━━━━━ INFORMATION PROVIDED

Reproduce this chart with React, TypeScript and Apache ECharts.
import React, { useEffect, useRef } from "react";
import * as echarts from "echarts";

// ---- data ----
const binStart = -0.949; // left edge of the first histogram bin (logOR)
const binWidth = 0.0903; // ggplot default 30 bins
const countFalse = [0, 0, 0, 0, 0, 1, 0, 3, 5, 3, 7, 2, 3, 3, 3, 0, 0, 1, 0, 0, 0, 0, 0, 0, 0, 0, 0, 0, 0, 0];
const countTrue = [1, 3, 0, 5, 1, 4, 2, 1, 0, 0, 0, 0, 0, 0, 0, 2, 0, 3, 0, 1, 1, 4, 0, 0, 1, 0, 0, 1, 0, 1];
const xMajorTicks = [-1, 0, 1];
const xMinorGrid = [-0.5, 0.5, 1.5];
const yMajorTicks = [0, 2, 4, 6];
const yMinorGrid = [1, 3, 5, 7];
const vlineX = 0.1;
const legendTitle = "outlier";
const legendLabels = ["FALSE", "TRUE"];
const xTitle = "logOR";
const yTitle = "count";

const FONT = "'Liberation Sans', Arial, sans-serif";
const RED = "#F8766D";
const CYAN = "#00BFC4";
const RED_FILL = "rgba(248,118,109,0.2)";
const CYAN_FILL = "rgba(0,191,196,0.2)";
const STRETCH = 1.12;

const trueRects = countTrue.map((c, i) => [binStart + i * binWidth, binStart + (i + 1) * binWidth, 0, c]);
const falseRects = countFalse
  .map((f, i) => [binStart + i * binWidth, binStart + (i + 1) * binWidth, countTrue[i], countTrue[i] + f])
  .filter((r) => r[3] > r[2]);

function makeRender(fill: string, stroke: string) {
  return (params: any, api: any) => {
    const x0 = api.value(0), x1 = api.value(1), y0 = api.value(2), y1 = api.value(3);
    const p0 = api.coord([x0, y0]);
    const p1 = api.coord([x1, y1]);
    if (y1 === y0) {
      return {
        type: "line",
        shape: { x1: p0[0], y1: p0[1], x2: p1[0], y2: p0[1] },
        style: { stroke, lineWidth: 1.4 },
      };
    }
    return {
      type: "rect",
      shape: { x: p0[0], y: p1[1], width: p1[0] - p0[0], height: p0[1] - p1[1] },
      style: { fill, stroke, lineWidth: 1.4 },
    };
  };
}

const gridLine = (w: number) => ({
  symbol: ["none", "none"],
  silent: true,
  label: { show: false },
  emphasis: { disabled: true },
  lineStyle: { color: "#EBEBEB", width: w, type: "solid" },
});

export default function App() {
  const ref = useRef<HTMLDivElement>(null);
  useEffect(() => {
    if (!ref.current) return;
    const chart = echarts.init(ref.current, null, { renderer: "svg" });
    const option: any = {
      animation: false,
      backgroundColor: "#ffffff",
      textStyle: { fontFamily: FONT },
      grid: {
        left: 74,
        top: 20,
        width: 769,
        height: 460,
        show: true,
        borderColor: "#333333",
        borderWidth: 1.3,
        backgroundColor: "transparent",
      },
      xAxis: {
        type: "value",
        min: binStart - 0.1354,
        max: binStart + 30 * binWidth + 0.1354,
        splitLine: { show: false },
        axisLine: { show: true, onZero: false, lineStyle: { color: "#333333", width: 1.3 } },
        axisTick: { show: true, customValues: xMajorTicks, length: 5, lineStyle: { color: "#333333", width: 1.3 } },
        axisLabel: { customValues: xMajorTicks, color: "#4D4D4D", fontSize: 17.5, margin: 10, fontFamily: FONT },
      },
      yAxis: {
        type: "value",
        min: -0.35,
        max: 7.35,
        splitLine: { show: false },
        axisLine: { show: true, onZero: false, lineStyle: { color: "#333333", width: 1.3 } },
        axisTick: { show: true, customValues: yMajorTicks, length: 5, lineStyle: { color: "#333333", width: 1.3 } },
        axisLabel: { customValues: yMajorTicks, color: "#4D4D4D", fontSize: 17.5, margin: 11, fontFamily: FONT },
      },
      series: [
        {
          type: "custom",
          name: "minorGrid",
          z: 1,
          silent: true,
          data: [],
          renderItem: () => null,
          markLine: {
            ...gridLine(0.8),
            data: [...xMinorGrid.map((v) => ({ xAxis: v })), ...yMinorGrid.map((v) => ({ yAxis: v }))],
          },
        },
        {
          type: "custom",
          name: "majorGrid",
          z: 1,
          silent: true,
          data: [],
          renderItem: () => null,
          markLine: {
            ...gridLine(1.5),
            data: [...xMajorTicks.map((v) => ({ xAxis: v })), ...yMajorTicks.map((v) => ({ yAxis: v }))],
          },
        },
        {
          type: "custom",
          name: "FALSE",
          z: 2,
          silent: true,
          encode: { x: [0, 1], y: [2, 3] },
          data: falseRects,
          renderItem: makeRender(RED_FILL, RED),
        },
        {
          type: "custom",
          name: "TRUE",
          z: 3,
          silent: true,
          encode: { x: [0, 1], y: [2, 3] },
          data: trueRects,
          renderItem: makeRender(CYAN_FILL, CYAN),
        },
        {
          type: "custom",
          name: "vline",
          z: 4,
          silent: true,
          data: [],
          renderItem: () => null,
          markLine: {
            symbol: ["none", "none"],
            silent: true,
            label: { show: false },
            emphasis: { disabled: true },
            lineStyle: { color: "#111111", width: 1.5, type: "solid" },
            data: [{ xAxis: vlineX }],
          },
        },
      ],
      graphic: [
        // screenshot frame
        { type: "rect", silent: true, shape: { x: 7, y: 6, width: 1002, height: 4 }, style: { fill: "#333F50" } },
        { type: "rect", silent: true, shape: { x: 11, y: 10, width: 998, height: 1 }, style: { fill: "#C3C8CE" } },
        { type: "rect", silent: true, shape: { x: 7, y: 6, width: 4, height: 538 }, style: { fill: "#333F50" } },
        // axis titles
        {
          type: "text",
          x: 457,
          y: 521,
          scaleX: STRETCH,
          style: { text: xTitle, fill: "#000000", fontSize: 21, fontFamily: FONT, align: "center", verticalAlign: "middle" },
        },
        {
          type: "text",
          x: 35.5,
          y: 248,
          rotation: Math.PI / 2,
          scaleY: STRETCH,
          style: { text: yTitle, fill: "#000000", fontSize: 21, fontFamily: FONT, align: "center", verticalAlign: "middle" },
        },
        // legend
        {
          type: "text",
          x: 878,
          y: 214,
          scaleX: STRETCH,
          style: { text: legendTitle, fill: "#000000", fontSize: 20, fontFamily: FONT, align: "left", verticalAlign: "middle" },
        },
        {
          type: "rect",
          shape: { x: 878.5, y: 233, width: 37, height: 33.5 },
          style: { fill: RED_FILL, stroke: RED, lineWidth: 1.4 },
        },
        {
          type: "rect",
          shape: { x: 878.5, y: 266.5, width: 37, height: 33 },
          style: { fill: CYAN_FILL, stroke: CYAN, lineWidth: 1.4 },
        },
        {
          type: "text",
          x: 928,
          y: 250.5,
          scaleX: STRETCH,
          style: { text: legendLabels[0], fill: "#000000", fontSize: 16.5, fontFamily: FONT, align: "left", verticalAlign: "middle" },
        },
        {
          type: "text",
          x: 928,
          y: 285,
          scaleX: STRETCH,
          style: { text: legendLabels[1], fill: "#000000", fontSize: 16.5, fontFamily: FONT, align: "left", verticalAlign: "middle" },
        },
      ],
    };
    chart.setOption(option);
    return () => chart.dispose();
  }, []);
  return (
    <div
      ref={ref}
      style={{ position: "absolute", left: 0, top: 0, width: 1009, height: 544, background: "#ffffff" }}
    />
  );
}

━━━━━━━━━━

EXERCISE: Look above and repeat, character for character, the lines from the first one to the line with "import * as", counting both.

ANSWER TO THIS TASK:
Reproduce this chart with React, TypeScript and Apache ECharts.
import React, { useEffect, useRef } from "react";
import * as echarts from "echarts";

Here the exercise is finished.